Bruno vive a Sassaia. 
Definirlo borgo sarebbe una esagerazione; è un gruppo di case di montagna in mezzo a un bosco di castagni. In una di queste Bruno trascorre, ormai da tempo, le sue giornate dopo aver insegnato nella scuola di Alma. La sua apparente tranquillità viene rotta quando inizia a vedere luci accese nella casa di fronte, una casa ormai disabitata da tempo. È arrivata Emilia, anche lei desiderosa di respiri più ampi, lontani da giudizi e occhi che condannano.
Inizia la loro conoscenza. 

Bruno, vittima di una sofferenza atroce che non vuole elaborare perché troppo dolorosa riviverla,
Emilia che con il suo travestimento da persona che ostenta e sfida, continuamente sulla difensiva, nasconde il bisogno vitale del perdono, unico ossigeno per la sua anima.

Allora cos'era il male? Il non saper perdonare

Emilia e Bruno si amano, si confessano e sembrano compensarsi.
Quel mucchio di pietre che si ostinano a stare in piedi nonostante tempo e intemperie, danno vita a un luogo dove combattere le battaglie interiori per sopravvivere prima e poi, trovata la pace, vivere, ma senza dimenticare.

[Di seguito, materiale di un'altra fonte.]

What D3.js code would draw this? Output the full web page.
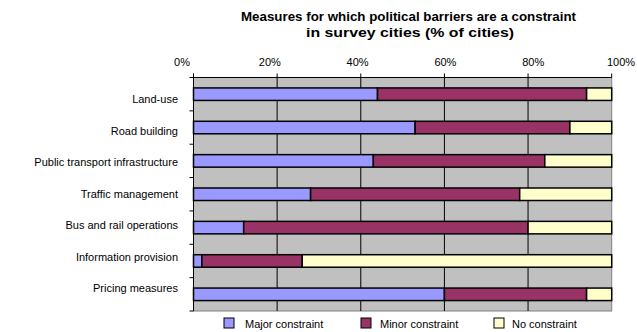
<!DOCTYPE html>
<html><head><meta charset="utf-8">
<script src="https://cdn.jsdelivr.net/npm/d3@7/dist/d3.min.js"></script>
<style>body{margin:0;background:#fff;}svg{display:block;}</style>
</head><body>
<svg id="c" width="637" height="332"></svg>
<script>
const categories = ["Land-use","Road building","Public transport infrastructure","Traffic management","Bus and rail operations","Information provision","Pricing measures"];
const seriesNames = ["Major constraint","Minor constraint","No constraint"];
const major = [44, 53, 43, 28, 12, 2, 60];
const minor = [50, 37, 41, 50, 68, 24, 34];
const none  = [6, 10, 16, 22, 20, 74, 6];
const tickValues = [0, 20, 40, 60, 80, 100];
const colors = ["#9999FF", "#993366", "#FFFFCC"];

const svg = d3.select("#c");
const font = "'Liberation Sans', Arial, sans-serif";
const L = 193.5, R = 611.7, T = 77.5, B = 311;

const x = d3.scaleLinear().domain([0, 100]).range([L, R]);
const xLab = d3.scaleLinear().domain([0, 100]).range([182, 621]);
const y = d3.scaleBand().domain(categories).range([T, B]).paddingInner(0.625).paddingOuter(0.3125);
const row = d3.scaleBand().domain(categories).range([T, B]);
const yLab = d3.scalePoint().domain(categories).range([103, 292]);

// title
const tfont = "'Liberation Sans Narrow', 'Arial Narrow', 'Liberation Sans', sans-serif";
svg.append("text").attr("x", 408.5).attr("y", 21).attr("text-anchor", "middle")
  .attr("textLength", 335).attr("lengthAdjust", "spacingAndGlyphs")
  .style("font-family", tfont).style("font-weight", "bold").style("font-size", "13px")
  .text("Measures for which political barriers are a constraint");
svg.append("text").attr("x", 410).attr("y", 37).attr("text-anchor", "middle")
  .attr("textLength", 208).attr("lengthAdjust", "spacingAndGlyphs")
  .style("font-family", tfont).style("font-weight", "bold").style("font-size", "13px")
  .text("in survey cities (% of cities)");

// plot area
svg.append("rect").attr("x", L).attr("y", T).attr("width", R - L).attr("height", B - T)
  .attr("fill", "#C0C0C0").attr("stroke", "#808080").attr("stroke-width", 1);

// gridlines
svg.append("g").selectAll("line").data(tickValues.slice(1, -1)).join("line")
  .attr("x1", d => x(d)).attr("x2", d => x(d)).attr("y1", T).attr("y2", B)
  .attr("stroke", "#000").attr("stroke-width", 1);

// top axis line and ticks
svg.append("line").attr("x1", L).attr("x2", R).attr("y1", T).attr("y2", T).attr("stroke", "#000");
svg.append("g").selectAll("line").data(tickValues).join("line")
  .attr("x1", d => x(d)).attr("x2", d => x(d)).attr("y1", T - 4).attr("y2", T)
  .attr("stroke", "#000");

// tick labels
svg.append("g").selectAll("text").data(tickValues).join("text")
  .attr("x", d => xLab(d)).attr("y", 66).attr("text-anchor", "middle")
  .style("font-family", font).style("font-size", "11px").text(d => d + "%");

// stacked bars
const data = categories.map((c, i) => ({cat: c, v: [major[i], minor[i], none[i]]}));
const g = svg.append("g");
data.forEach(d => {
  let acc = 0;
  d.v.forEach((v, k) => {
    g.append("rect").attr("x", x(acc)).attr("y", y(d.cat)).attr("width", x(acc + v) - x(acc)).attr("height", y.bandwidth())
      .attr("fill", colors[k]).attr("stroke", "#000").attr("stroke-width", 1.5);
    acc += v;
  });
});

// left axis
svg.append("line").attr("x1", L).attr("x2", L).attr("y1", T - 4).attr("y2", B).attr("stroke", "#000").attr("stroke-width", 1);
const bounds = categories.map(c => row(c)).concat([B]);
svg.append("g").selectAll("line").data(bounds).join("line")
  .attr("x1", L - 4).attr("x2", L).attr("y1", d => d).attr("y2", d => d).attr("stroke", "#000");

// category labels
svg.append("g").selectAll("text").data(categories).join("text")
  .attr("x", 178).attr("y", d => yLab(d)).attr("text-anchor", "end")
  .style("font-family", font).style("font-size", "11px").text(d => d);

// legend
const legX = [224, 361, 494];
const legT = [245, 380, 512];
const lg = svg.append("g");
seriesNames.forEach((s, i) => {
  lg.append("rect").attr("x", legX[i]).attr("y", 318).attr("width", 10).attr("height", 10)
    .attr("fill", colors[i]).attr("stroke", "#000").attr("stroke-width", 1);
  lg.append("text").attr("x", legT[i]).attr("y", 327.5)
    .style("font-family", font).style("font-size", "11px").text(s);
});
</script>
</body></html>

Il tratto psicologico dei protagonisti è forte, decisivo. Porta a riflettere. 
La penna dell'autrice scorre fluida, ma in alcuni momenti mi sono dovuta fermare per ordinare le sensazioni che prendevano vita: dolore, rabbia e anche giudizio. Sì! Ho giudicato, soprattutto Emilia e, sinceramente non sono riuscita a comprenderla e ciò mi ha destabilizzata, portandomi a riflettere sulla mia capacità di perdono.

Silvia Avallone ha dato vita a un romanzo severo, crudele, incomprensibile in alcuni tratti per le dinamiche difficili da accettare; un romanzo che parte da un cuore nero, pesante, carico di colpe, ingiustizie, ma desideroso di diventare più leggero per tendere almeno a un grigio che riveli la voglia di vita.

Emilia non è subito consapevole che il peso che porta potrebbe diventare più lieve. Sarà Bruno che le aprirà gli occhi e, nello stesso tempo aprirà i suoi scoprendo che, anche lui, può far diventare più leggero un dolore che lo ancora alla terra e non gli fa alzare gli occhi al cielo.
È stata una lettura scorrevole, ma non facile. Una lettura profonda, che percuote e non fine a sé stessa.

Alla fine, l'unico elemento negativo sul piatto della bilancia, è stato il modo in cui Emilia e Bruno si sono avvicinati. Per me è stato troppo frettoloso, poco credibile. Mi ha dato fastidio come un sassolino nella scarpa. Un avvicinamento tra i due protagonisti più rallentato avrebbe, a mio avviso, dato ancora più profondità alla storia.